Task brief - Restate the data exactly as given and keep the pictures out.
:: Provided data ::
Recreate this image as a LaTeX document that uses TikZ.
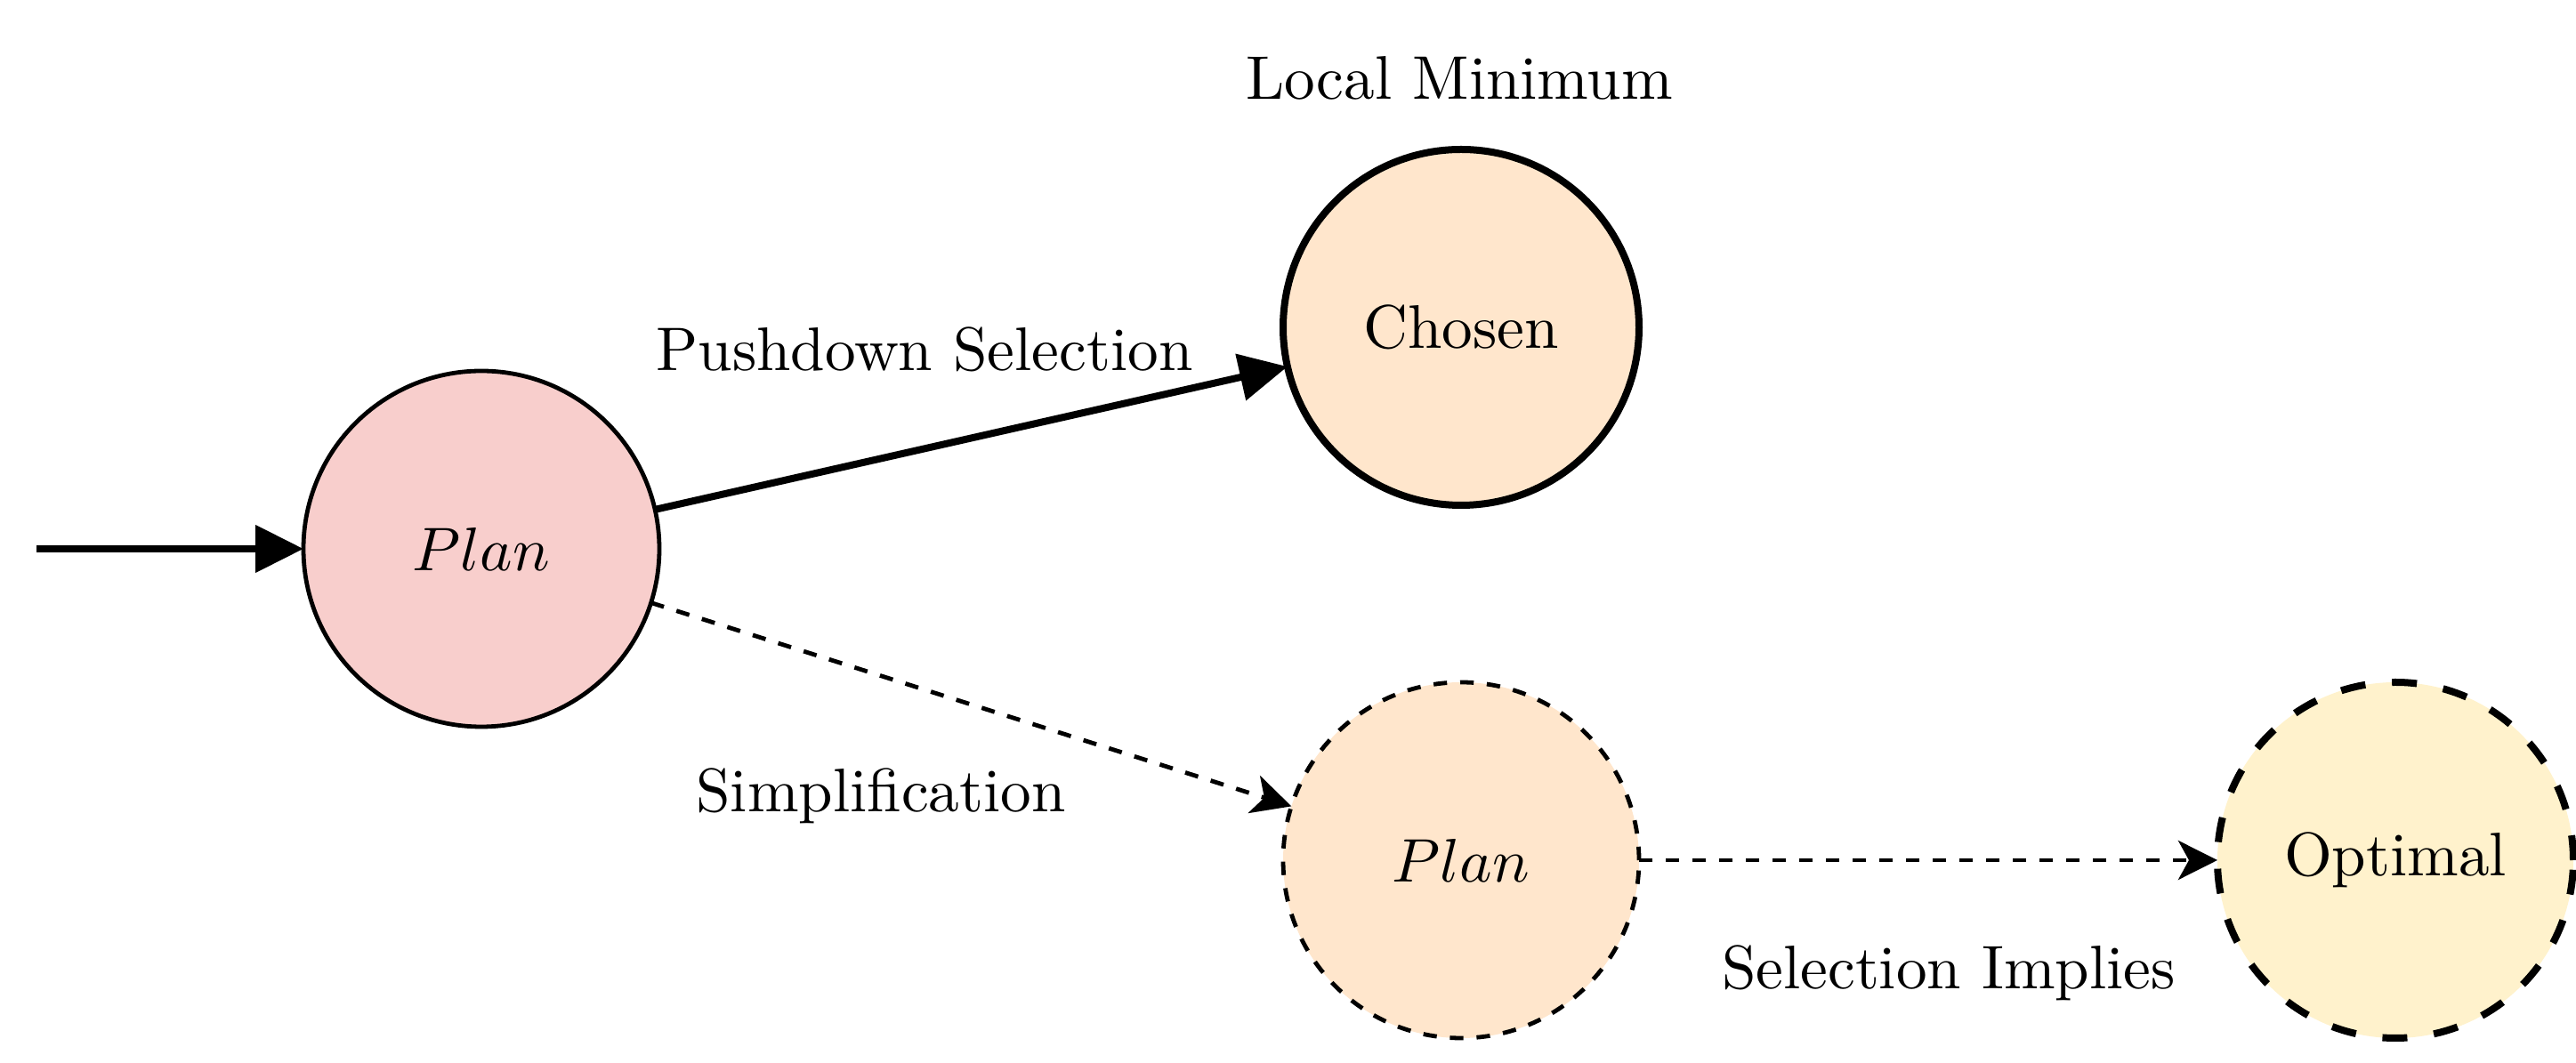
\documentclass[tikz,border=0pt]{standalone}
\usepackage{graphicx}
\usetikzlibrary{arrows.meta}
\definecolor{pinkfill}{HTML}{F8CECC}
\definecolor{orangefill}{HTML}{FFE6CC}
\definecolor{yellowfill}{HTML}{FFF2CC}
\newcommand{\bigtxt}[1]{\scalebox{1.73}{\fontsize{10}{12}\selectfont #1}}
\begin{document}
\begin{tikzpicture}[x=0.25pt,y=-0.25pt,
  txt/.style={inner sep=0pt, outer sep=0pt},
  state/.style={circle, minimum size=100pt, inner sep=0pt, outer sep=0pt, txt},
  thinline/.style={line width=1.2pt},
  thickline/.style={line width=2pt},
  thindash/.style={thinline, dash pattern=on 3.8pt off 3.7pt},
  thickdash/.style={thickline, dash pattern=on 7pt off 7.5pt},
  bigtip/.style={-{Triangle[length=13.5pt,width=13pt]}},
  smalltip/.style={-{Stealth[length=11pt,width=11pt,inset=3pt]}},
  lbl/.style={txt, anchor=base}]
\useasboundingbox (0,0) rectangle (2895,1195);

\node[state, draw, thinline, fill=pinkfill] (p1) at (541,617) {\bigtxt{$Plan$}};
\node[state, draw, thickline, fill=orangefill] (ch) at (1642,368) {\bigtxt{Chosen}};
\node[state, draw, thindash, fill=orangefill] (p2) at (1642,967) {\bigtxt{$Plan$}};
\node[state, draw, thickdash, fill=yellowfill] (opt) at (2692,967) {\bigtxt{Optimal}};

\coordinate (start) at (41,617);

\draw[thickline, bigtip] (start) -- (p1);
\draw[thickline, bigtip] (p1) -- (ch);
\draw[thindash, smalltip] (p1) -- (p2);
\draw[thindash, smalltip] (p2) -- (opt);

\node[lbl] (lm) at (1640,112) {\bigtxt{Local Minimum}};
\node[lbl] (ps) at (1039,417) {\bigtxt{Pushdown Selection}};
\node[lbl] (si) at (990,913) {\bigtxt{Simplification}};
\node[lbl] (sel) at (2190,1112) {\bigtxt{Selection Implies}};
\end{tikzpicture}
\end{document}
:::
Solved exercise -
Recreate this image as a LaTeX document that uses TikZ.
\documentclass[tikz,border=0pt]{standalone}
\usepackage{graphicx}
\usetikzlibrary{arrows.meta}
\definecolor{pinkfill}{HTML}{F8CECC}
\definecolor{orangefill}{HTML}{FFE6CC}
\definecolor{yellowfill}{HTML}{FFF2CC}
\newcommand{\bigtxt}[1]{\scalebox{1.73}{\fontsize{10}{12}\selectfont #1}}
\begin{document}
\begin{tikzpicture}[x=0.25pt,y=-0.25pt,
  txt/.style={inner sep=0pt, outer sep=0pt},
  state/.style={circle, minimum size=100pt, inner sep=0pt, outer sep=0pt, txt},
  thinline/.style={line width=1.2pt},
  thickline/.style={line width=2pt},
  thindash/.style={thinline, dash pattern=on 3.8pt off 3.7pt},
  thickdash/.style={thickline, dash pattern=on 7pt off 7.5pt},
  bigtip/.style={-{Triangle[length=13.5pt,width=13pt]}},
  smalltip/.style={-{Stealth[length=11pt,width=11pt,inset=3pt]}},
  lbl/.style={txt, anchor=base}]
\useasboundingbox (0,0) rectangle (2895,1195);

\node[state, draw, thinline, fill=pinkfill] (p1) at (541,617) {\bigtxt{$Plan$}};
\node[state, draw, thickline, fill=orangefill] (ch) at (1642,368) {\bigtxt{Chosen}};
\node[state, draw, thindash, fill=orangefill] (p2) at (1642,967) {\bigtxt{$Plan$}};
\node[state, draw, thickdash, fill=yellowfill] (opt) at (2692,967) {\bigtxt{Optimal}};

\coordinate (start) at (41,617);

\draw[thickline, bigtip] (start) -- (p1);
\draw[thickline, bigtip] (p1) -- (ch);
\draw[thindash, smalltip] (p1) -- (p2);
\draw[thindash, smalltip] (p2) -- (opt);

\node[lbl] (lm) at (1640,112) {\bigtxt{Local Minimum}};
\node[lbl] (ps) at (1039,417) {\bigtxt{Pushdown Selection}};
\node[lbl] (si) at (990,913) {\bigtxt{Simplification}};
\node[lbl] (sel) at (2190,1112) {\bigtxt{Selection Implies}};
\end{tikzpicture}
\end{document}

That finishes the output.